_DIRECTIONS FOR THIS TASK_
Copy the data exactly; pictures stay out of the copy.

_DATA_
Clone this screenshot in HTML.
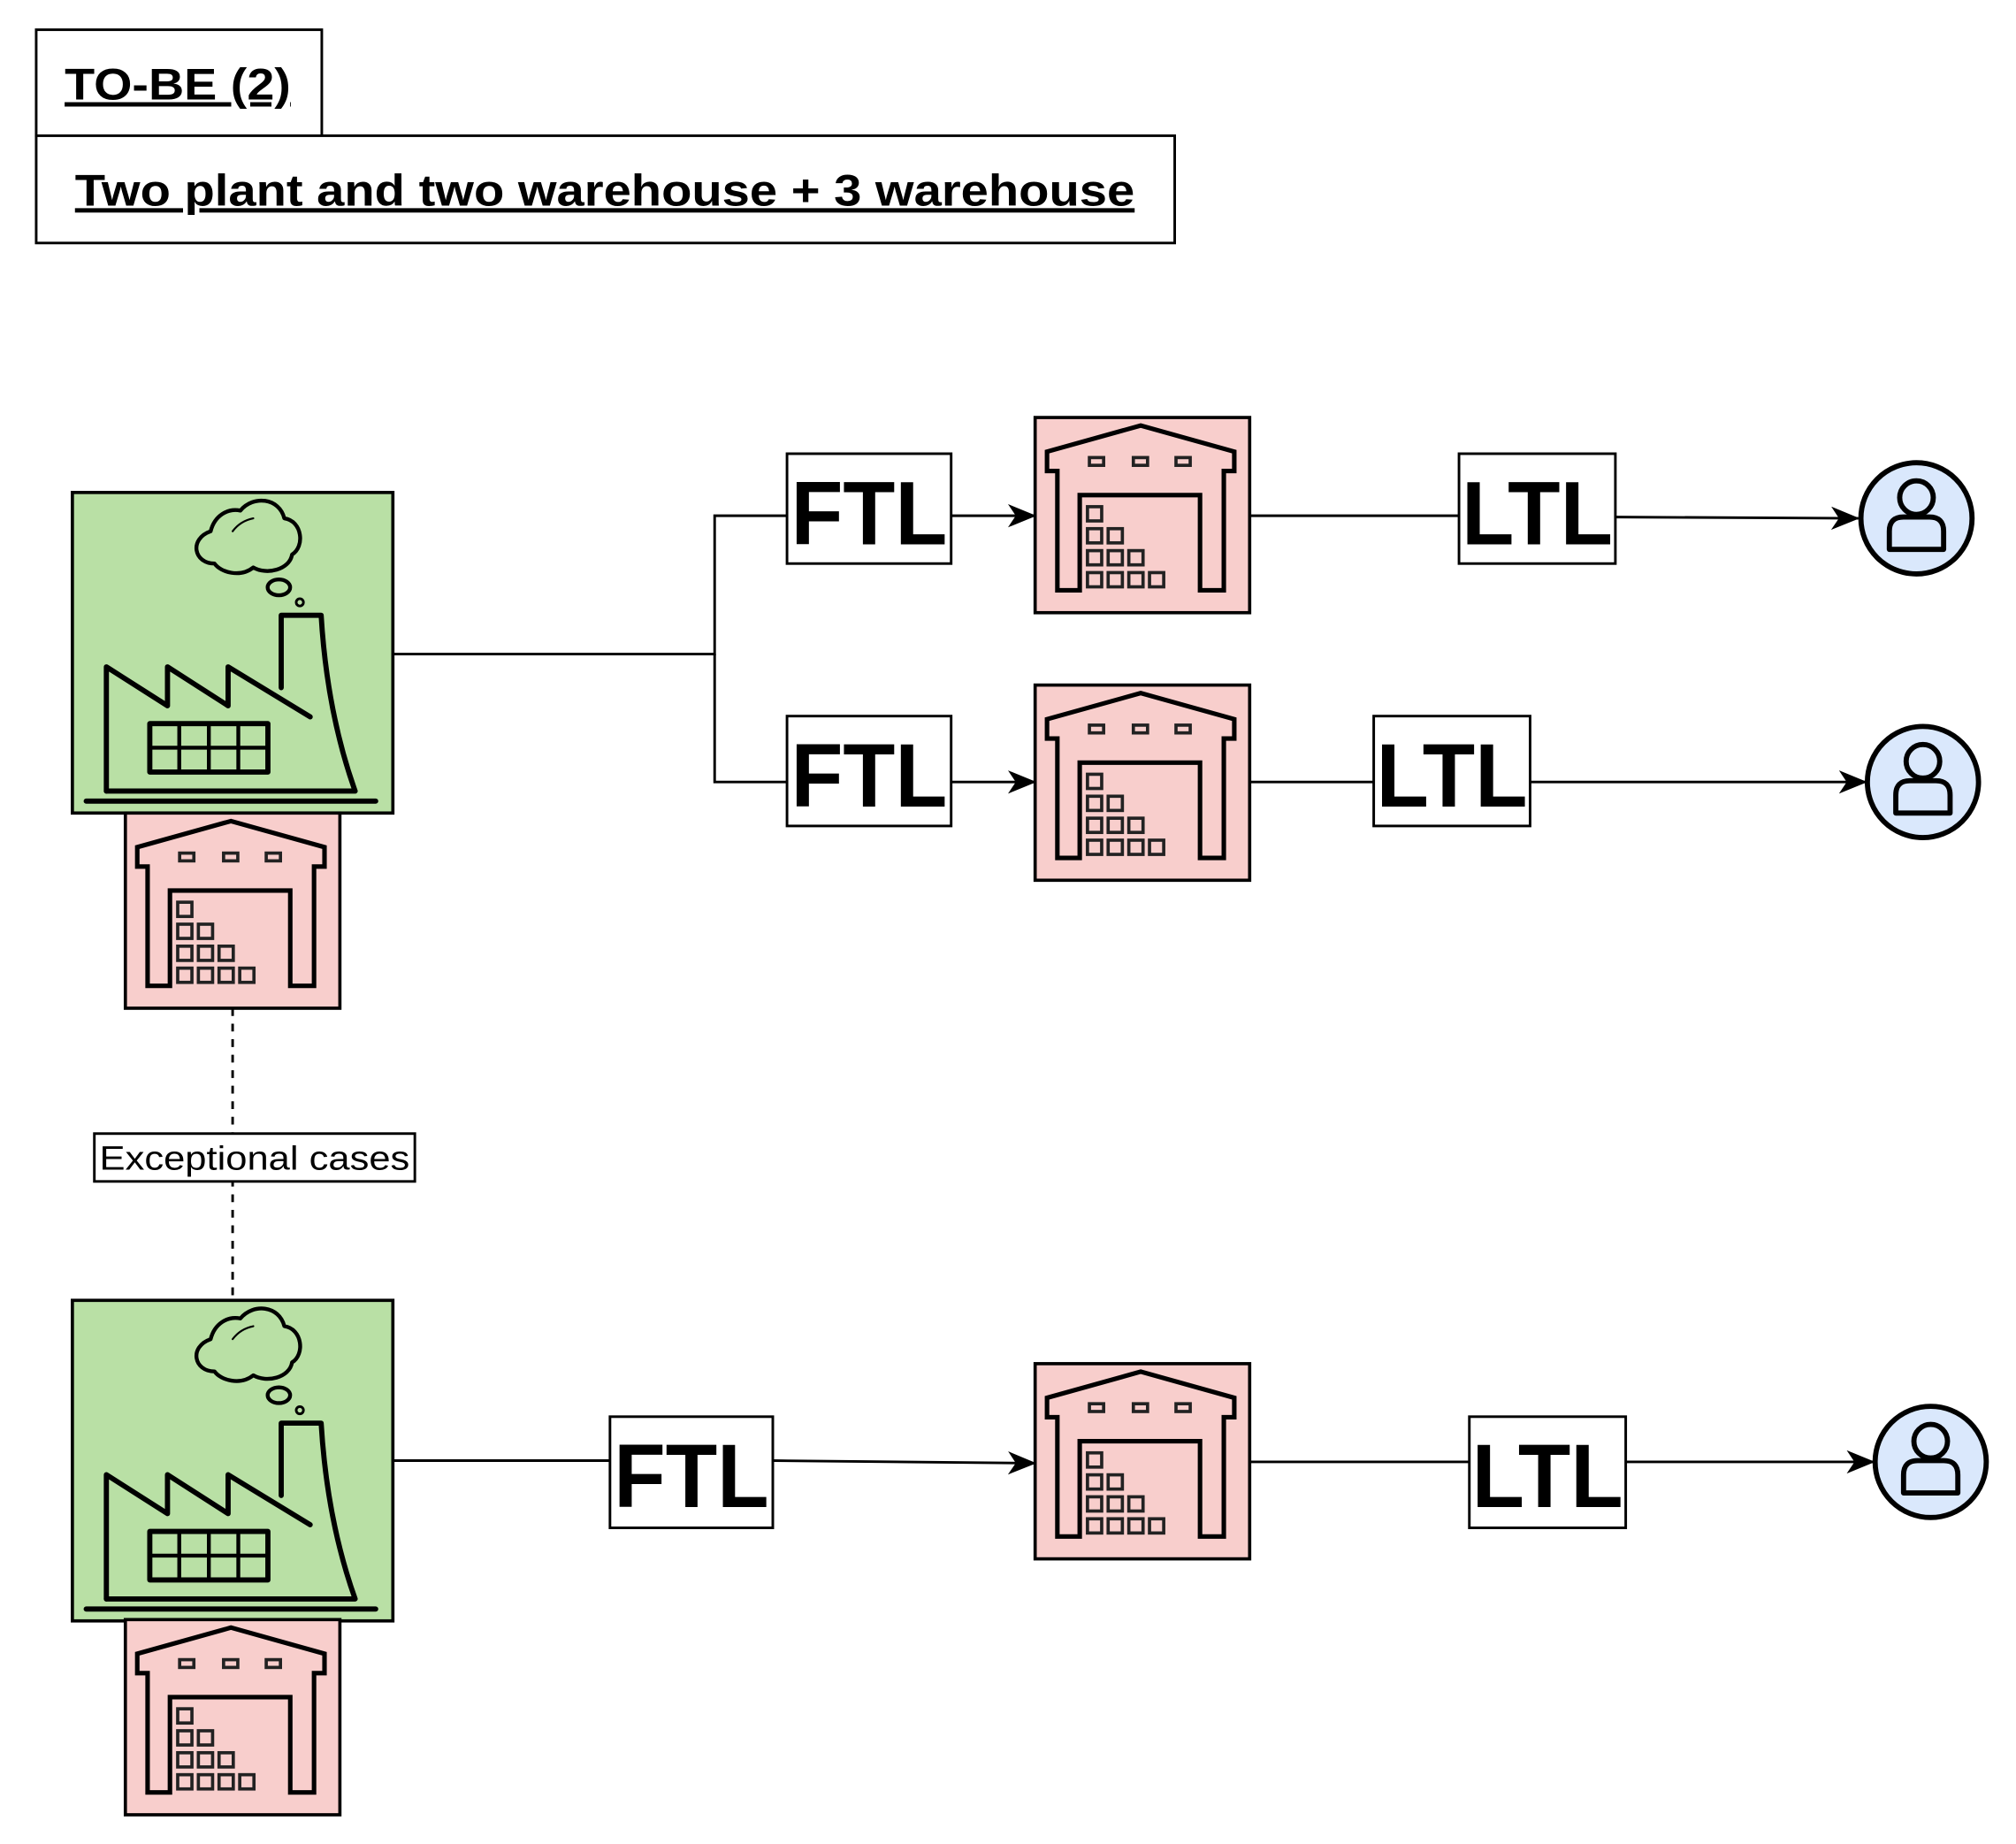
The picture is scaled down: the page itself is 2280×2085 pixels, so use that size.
<!DOCTYPE html>
<html><head><meta charset="utf-8"><style>html,body{margin:0;padding:0;background:#fff}svg{display:block}</style></head>
<body>
<svg width="2280" height="2085" viewBox="0 0 1560 1426.6" xmlns="http://www.w3.org/2000/svg" font-family="Liberation Sans, Arial, sans-serif">
<defs>
<marker id="ar" markerWidth="22" markerHeight="18" refX="21" refY="9" orient="auto" markerUnits="userSpaceOnUse" viewBox="0 0 22 18">
<path d="M0,0 L22,9 L0,18 L6,9 z" fill="#000"/>
</marker>
<g id="fac">
<rect x="0" y="0" width="248" height="248" fill="#b9e0a5" stroke="#000" stroke-width="2.5"/>
<g fill="none" stroke="#000" stroke-width="4" stroke-linejoin="round" stroke-linecap="round">
<line x1="10.7" y1="238.8" x2="234.7" y2="238.8"/>
<path d="M26.3,231 L26.3,134.9 L73.6,165 L73.6,134.9 L120.5,165 L120.5,134.9 L184,173.6"/>
<path d="M161.6,151 L161.6,95 L192.5,95 Q197,170 218.8,231 L26.3,231"/>
<rect x="59.9" y="178.8" width="91.4" height="37.5"/>
<line x1="59.9" y1="197.5" x2="151.3" y2="197.5" stroke-width="3"/>
<line x1="82.7" y1="178.8" x2="82.7" y2="216.3" stroke-width="3"/>
<line x1="105.6" y1="178.8" x2="105.6" y2="216.3" stroke-width="3"/>
<line x1="128.4" y1="178.8" x2="128.4" y2="216.3" stroke-width="3"/>
<path d="M110,55 C94,55 90,36 107,30 C110,18 120,12 130,14 C140,2 160,4 164,20 C178,22 180,42 170,48 C168,60 150,64 140,58 C130,66 115,62 110,55 Z" stroke-width="3"/>
<path d="M124,30 Q130,22 140,20" stroke-width="1.5"/>
<ellipse cx="159.8" cy="73.4" rx="8.7" ry="6.1" stroke-width="3"/>
<circle cx="176" cy="85" r="2.8" stroke-width="2"/>
</g>
</g>
<g id="wh">
<rect x="0" y="0" width="166" height="151" fill="#f8cecc" stroke="#000" stroke-width="2.5"/>
<path d="M9.2,26.4 L81.7,6.2 L154.1,26.4 L154.1,41.4 L146,41.4 L146,133.7 L127.6,133.7 L127.6,60 L34.5,60 L34.5,133.7 L17.2,133.7 L17.2,41.4 L9.2,41.4 Z" fill="none" stroke="#000" stroke-width="3.5"/>
<g fill="none" stroke="#222" stroke-width="2.5">
<rect x="42" y="31" width="11" height="6"/><rect x="76" y="31" width="11" height="6"/><rect x="109" y="31" width="11" height="6"/>
<rect x="40.5" y="69" width="11" height="11"/>
<rect x="40.5" y="86" width="11" height="11"/><rect x="56.5" y="86" width="11" height="11"/>
<rect x="40.5" y="103" width="11" height="11"/><rect x="56.5" y="103" width="11" height="11"/><rect x="72.5" y="103" width="11" height="11"/>
<rect x="40.5" y="120" width="11" height="11"/><rect x="56.5" y="120" width="11" height="11"/><rect x="72.5" y="120" width="11" height="11"/><rect x="88.5" y="120" width="11" height="11"/>
</g>
</g>
<g id="per">
<circle cx="0" cy="0" r="43" fill="#dae8fc" stroke="#000" stroke-width="4"/>
<circle cx="0" cy="-16" r="13" fill="none" stroke="#000" stroke-width="4"/>
<path d="M-21,24 L-21,10 Q-21,-1 -10,-1 L10,-1 Q21,-1 21,10 L21,24 Z" fill="none" stroke="#000" stroke-width="4" stroke-linejoin="round"/>
</g>
</defs>

<rect x="28" y="23" width="221" height="82" fill="#fff" stroke="#000" stroke-width="2"/>
<text x="50" y="77" font-size="34" font-weight="bold" text-decoration="underline" textLength="175" lengthAdjust="spacingAndGlyphs">TO-BE (2)</text>
<rect x="28" y="105" width="881" height="83" fill="#fff" stroke="#000" stroke-width="2"/>
<text x="58" y="159" font-size="34" font-weight="bold" text-decoration="underline" textLength="820" lengthAdjust="spacingAndGlyphs">Two plant and two warehouse + 3 warehouse</text>

<g stroke="#000" stroke-width="2" fill="none">
<polyline points="304,506 553,506 553,399 609,399"/>
<polyline points="553,506 553,605 609,605"/>
<line x1="736" y1="399" x2="801" y2="399" marker-end="url(#ar)"/>
<line x1="736" y1="605" x2="801" y2="605" marker-end="url(#ar)"/>
<line x1="967" y1="399" x2="1129" y2="399"/>
<line x1="1250" y1="400" x2="1438" y2="401" marker-end="url(#ar)"/>
<line x1="967" y1="605" x2="1063" y2="605"/>
<line x1="1184" y1="605" x2="1444" y2="605" marker-end="url(#ar)"/>
<line x1="304" y1="1130" x2="472" y2="1130"/>
<line x1="598" y1="1130" x2="801" y2="1132" marker-end="url(#ar)"/>
<line x1="967" y1="1131" x2="1137" y2="1131"/>
<line x1="1258" y1="1131" x2="1450" y2="1131" marker-end="url(#ar)"/>
<line x1="180" y1="780" x2="180" y2="1005" stroke-dasharray="6,6"/>
</g>
<rect x="73" y="877" width="248" height="37" fill="#fff" stroke="#000" stroke-width="2"/>
<text x="197" y="905" font-size="26" text-anchor="middle" textLength="240" lengthAdjust="spacingAndGlyphs">Exceptional cases</text>

<use href="#fac" x="56" y="381"/>
<use href="#wh" x="97" y="629"/>
<use href="#fac" x="56" y="1006"/>
<use href="#wh" x="97" y="1253"/>
<use href="#wh" x="801" y="323"/>
<use href="#wh" x="801" y="530"/>
<use href="#wh" x="801" y="1055"/>

<g font-size="70" font-weight="bold">
<rect x="609" y="351" width="127" height="85" fill="#fff" stroke="#000" stroke-width="2"/>
<text x="612" y="421" textLength="121" lengthAdjust="spacingAndGlyphs">FTL</text>
<rect x="609" y="554" width="127" height="85" fill="#fff" stroke="#000" stroke-width="2"/>
<text x="612" y="624" textLength="121" lengthAdjust="spacingAndGlyphs">FTL</text>
<rect x="472" y="1096" width="126" height="86" fill="#fff" stroke="#000" stroke-width="2"/>
<text x="475" y="1166" textLength="120" lengthAdjust="spacingAndGlyphs">FTL</text>
<rect x="1129" y="351" width="121" height="85" fill="#fff" stroke="#000" stroke-width="2"/>
<text x="1131" y="421" textLength="117" lengthAdjust="spacingAndGlyphs">LTL</text>
<rect x="1063" y="554" width="121" height="85" fill="#fff" stroke="#000" stroke-width="2"/>
<text x="1065" y="624" textLength="117" lengthAdjust="spacingAndGlyphs">LTL</text>
<rect x="1137" y="1096" width="121" height="86" fill="#fff" stroke="#000" stroke-width="2"/>
<text x="1139" y="1166" textLength="117" lengthAdjust="spacingAndGlyphs">LTL</text>
</g>

<use href="#per" x="1483" y="401"/>
<use href="#per" x="1488" y="605"/>
<use href="#per" x="1494" y="1131"/>
</svg>
</body></html>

_SOLUTION TO THE PROBLEM_
Clone this screenshot in HTML.
The picture is scaled down: the page itself is 2280×2085 pixels, so use that size.
<!DOCTYPE html>
<html><head><meta charset="utf-8"><style>html,body{margin:0;padding:0;background:#fff}svg{display:block}</style></head>
<body>
<svg width="2280" height="2085" viewBox="0 0 1560 1426.6" xmlns="http://www.w3.org/2000/svg" font-family="Liberation Sans, Arial, sans-serif">
<defs>
<marker id="ar" markerWidth="22" markerHeight="18" refX="21" refY="9" orient="auto" markerUnits="userSpaceOnUse" viewBox="0 0 22 18">
<path d="M0,0 L22,9 L0,18 L6,9 z" fill="#000"/>
</marker>
<g id="fac">
<rect x="0" y="0" width="248" height="248" fill="#b9e0a5" stroke="#000" stroke-width="2.5"/>
<g fill="none" stroke="#000" stroke-width="4" stroke-linejoin="round" stroke-linecap="round">
<line x1="10.7" y1="238.8" x2="234.7" y2="238.8"/>
<path d="M26.3,231 L26.3,134.9 L73.6,165 L73.6,134.9 L120.5,165 L120.5,134.9 L184,173.6"/>
<path d="M161.6,151 L161.6,95 L192.5,95 Q197,170 218.8,231 L26.3,231"/>
<rect x="59.9" y="178.8" width="91.4" height="37.5"/>
<line x1="59.9" y1="197.5" x2="151.3" y2="197.5" stroke-width="3"/>
<line x1="82.7" y1="178.8" x2="82.7" y2="216.3" stroke-width="3"/>
<line x1="105.6" y1="178.8" x2="105.6" y2="216.3" stroke-width="3"/>
<line x1="128.4" y1="178.8" x2="128.4" y2="216.3" stroke-width="3"/>
<path d="M110,55 C94,55 90,36 107,30 C110,18 120,12 130,14 C140,2 160,4 164,20 C178,22 180,42 170,48 C168,60 150,64 140,58 C130,66 115,62 110,55 Z" stroke-width="3"/>
<path d="M124,30 Q130,22 140,20" stroke-width="1.5"/>
<ellipse cx="159.8" cy="73.4" rx="8.7" ry="6.1" stroke-width="3"/>
<circle cx="176" cy="85" r="2.8" stroke-width="2"/>
</g>
</g>
<g id="wh">
<rect x="0" y="0" width="166" height="151" fill="#f8cecc" stroke="#000" stroke-width="2.5"/>
<path d="M9.2,26.4 L81.7,6.2 L154.1,26.4 L154.1,41.4 L146,41.4 L146,133.7 L127.6,133.7 L127.6,60 L34.5,60 L34.5,133.7 L17.2,133.7 L17.2,41.4 L9.2,41.4 Z" fill="none" stroke="#000" stroke-width="3.5"/>
<g fill="none" stroke="#222" stroke-width="2.5">
<rect x="42" y="31" width="11" height="6"/><rect x="76" y="31" width="11" height="6"/><rect x="109" y="31" width="11" height="6"/>
<rect x="40.5" y="69" width="11" height="11"/>
<rect x="40.5" y="86" width="11" height="11"/><rect x="56.5" y="86" width="11" height="11"/>
<rect x="40.5" y="103" width="11" height="11"/><rect x="56.5" y="103" width="11" height="11"/><rect x="72.5" y="103" width="11" height="11"/>
<rect x="40.5" y="120" width="11" height="11"/><rect x="56.5" y="120" width="11" height="11"/><rect x="72.5" y="120" width="11" height="11"/><rect x="88.5" y="120" width="11" height="11"/>
</g>
</g>
<g id="per">
<circle cx="0" cy="0" r="43" fill="#dae8fc" stroke="#000" stroke-width="4"/>
<circle cx="0" cy="-16" r="13" fill="none" stroke="#000" stroke-width="4"/>
<path d="M-21,24 L-21,10 Q-21,-1 -10,-1 L10,-1 Q21,-1 21,10 L21,24 Z" fill="none" stroke="#000" stroke-width="4" stroke-linejoin="round"/>
</g>
</defs>

<rect x="28" y="23" width="221" height="82" fill="#fff" stroke="#000" stroke-width="2"/>
<text x="50" y="77" font-size="34" font-weight="bold" text-decoration="underline" textLength="175" lengthAdjust="spacingAndGlyphs">TO-BE (2)</text>
<rect x="28" y="105" width="881" height="83" fill="#fff" stroke="#000" stroke-width="2"/>
<text x="58" y="159" font-size="34" font-weight="bold" text-decoration="underline" textLength="820" lengthAdjust="spacingAndGlyphs">Two plant and two warehouse + 3 warehouse</text>

<g stroke="#000" stroke-width="2" fill="none">
<polyline points="304,506 553,506 553,399 609,399"/>
<polyline points="553,506 553,605 609,605"/>
<line x1="736" y1="399" x2="801" y2="399" marker-end="url(#ar)"/>
<line x1="736" y1="605" x2="801" y2="605" marker-end="url(#ar)"/>
<line x1="967" y1="399" x2="1129" y2="399"/>
<line x1="1250" y1="400" x2="1438" y2="401" marker-end="url(#ar)"/>
<line x1="967" y1="605" x2="1063" y2="605"/>
<line x1="1184" y1="605" x2="1444" y2="605" marker-end="url(#ar)"/>
<line x1="304" y1="1130" x2="472" y2="1130"/>
<line x1="598" y1="1130" x2="801" y2="1132" marker-end="url(#ar)"/>
<line x1="967" y1="1131" x2="1137" y2="1131"/>
<line x1="1258" y1="1131" x2="1450" y2="1131" marker-end="url(#ar)"/>
<line x1="180" y1="780" x2="180" y2="1005" stroke-dasharray="6,6"/>
</g>
<rect x="73" y="877" width="248" height="37" fill="#fff" stroke="#000" stroke-width="2"/>
<text x="197" y="905" font-size="26" text-anchor="middle" textLength="240" lengthAdjust="spacingAndGlyphs">Exceptional cases</text>

<use href="#fac" x="56" y="381"/>
<use href="#wh" x="97" y="629"/>
<use href="#fac" x="56" y="1006"/>
<use href="#wh" x="97" y="1253"/>
<use href="#wh" x="801" y="323"/>
<use href="#wh" x="801" y="530"/>
<use href="#wh" x="801" y="1055"/>

<g font-size="70" font-weight="bold">
<rect x="609" y="351" width="127" height="85" fill="#fff" stroke="#000" stroke-width="2"/>
<text x="612" y="421" textLength="121" lengthAdjust="spacingAndGlyphs">FTL</text>
<rect x="609" y="554" width="127" height="85" fill="#fff" stroke="#000" stroke-width="2"/>
<text x="612" y="624" textLength="121" lengthAdjust="spacingAndGlyphs">FTL</text>
<rect x="472" y="1096" width="126" height="86" fill="#fff" stroke="#000" stroke-width="2"/>
<text x="475" y="1166" textLength="120" lengthAdjust="spacingAndGlyphs">FTL</text>
<rect x="1129" y="351" width="121" height="85" fill="#fff" stroke="#000" stroke-width="2"/>
<text x="1131" y="421" textLength="117" lengthAdjust="spacingAndGlyphs">LTL</text>
<rect x="1063" y="554" width="121" height="85" fill="#fff" stroke="#000" stroke-width="2"/>
<text x="1065" y="624" textLength="117" lengthAdjust="spacingAndGlyphs">LTL</text>
<rect x="1137" y="1096" width="121" height="86" fill="#fff" stroke="#000" stroke-width="2"/>
<text x="1139" y="1166" textLength="117" lengthAdjust="spacingAndGlyphs">LTL</text>
</g>

<use href="#per" x="1483" y="401"/>
<use href="#per" x="1488" y="605"/>
<use href="#per" x="1494" y="1131"/>
</svg>
</body></html>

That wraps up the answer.